The trend has strengthened despite the CDC’s consistent and repeated pleas that the public refrain from all non-essential travel a while longer, as accelerated vaccine rollouts attempt to overtake the virus that’s still sweeping the nation.

“We’re in the life and death race with a virus that is spreading quickly, with cases rising again,” President Joe Biden said yesterday at the White House. The steady rise in infection is widespread from coast to coast, with spikes occurring in 30 states in the past week, according to Forbes reports and Johns Hopkins University data.

The most recent seven-day national average is close to 60,000 new COVID-19 cases per day, CDC director Dr. Rochelle Walensky disclosed at yesterday’s White House press briefing. That’s ten percent higher than the previous week, with hospitalizations and deaths increasing commensurately.
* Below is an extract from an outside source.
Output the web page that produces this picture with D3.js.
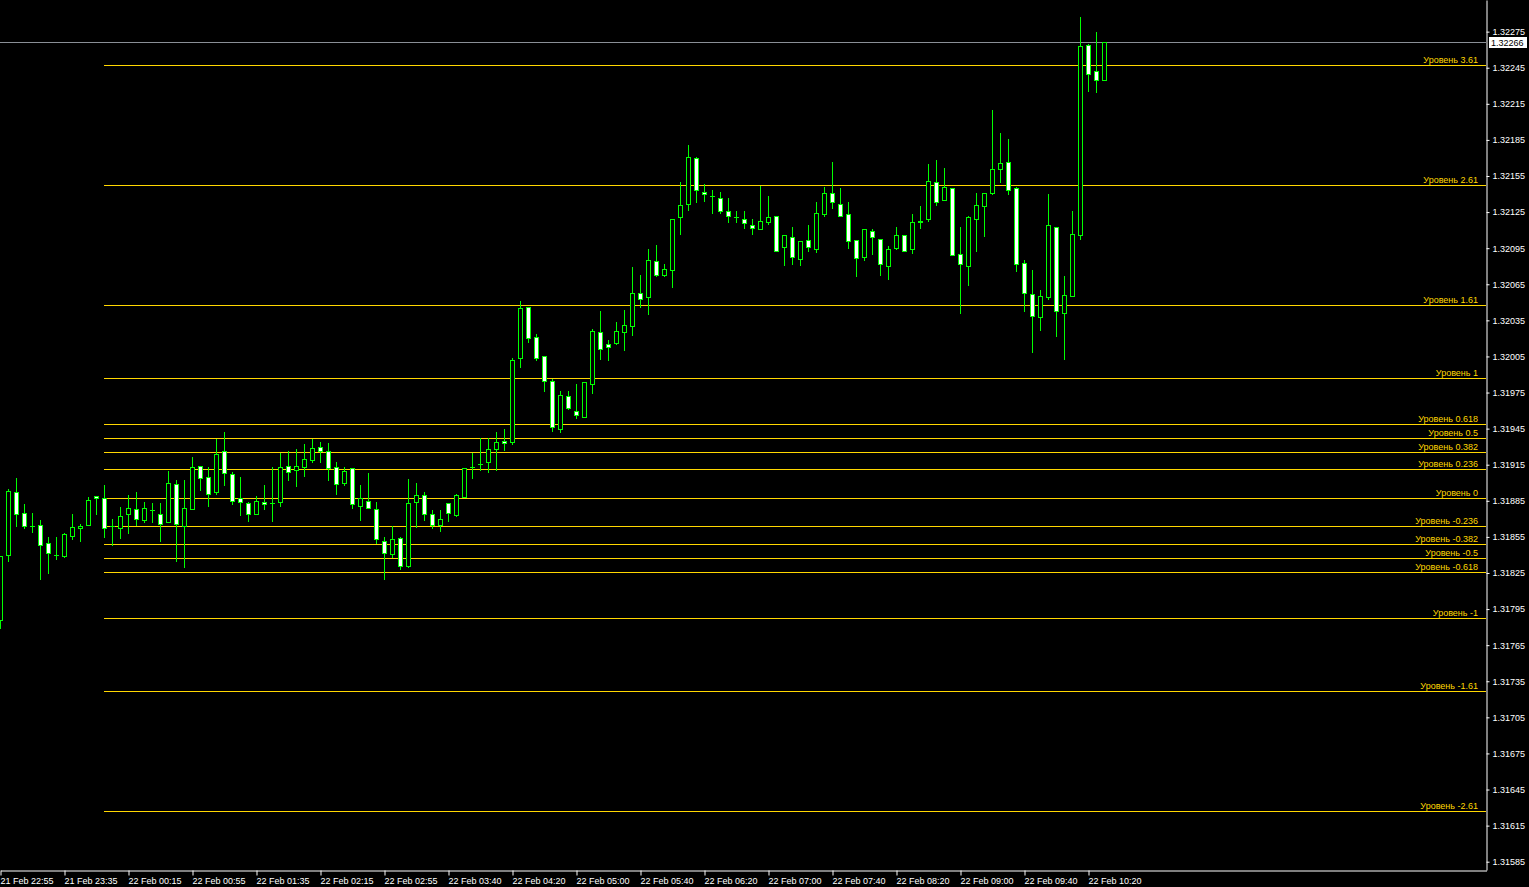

Dr. Walensky shared her “recurring feeling” of “impending doom” with the U.S. repeating a pattern of increased contagion that has invariably followed behaviors like travel and social mixing over holiday periods. “We know that travel is up, and I just worry that we will see the surges that we saw over the summer and over the winter again.”

“I think people have taken advantage of what they perceived as a relative paucity of cases, a relative lull in where we were, to take advantage of their time of spring break, of holiday travel,” Dr. Walensky posited. “And, what I would just say is, you know, we’ve seen surges after every single holiday…you know, July 4th, Labor Day, Christmas. And we’re seeing the uptick of that right now.”

She further explained that the current U.S. trends fall into a pattern similar to the pandemic’s trajectory in Europe only a few weeks ago. And, those countries now find themselves battling another surge after previously letting their guard down for the spring holidays.

“We are not powerless; we can change this trajectory of the pandemic. But it will take all of us, recommitting to following the public health prevention strategies consistently, while we work to get the American public vaccinated,” Dr. Walensky said. “We do not have the luxury of inaction. For the health of our country, we must work together now to prevent a fourth surge.”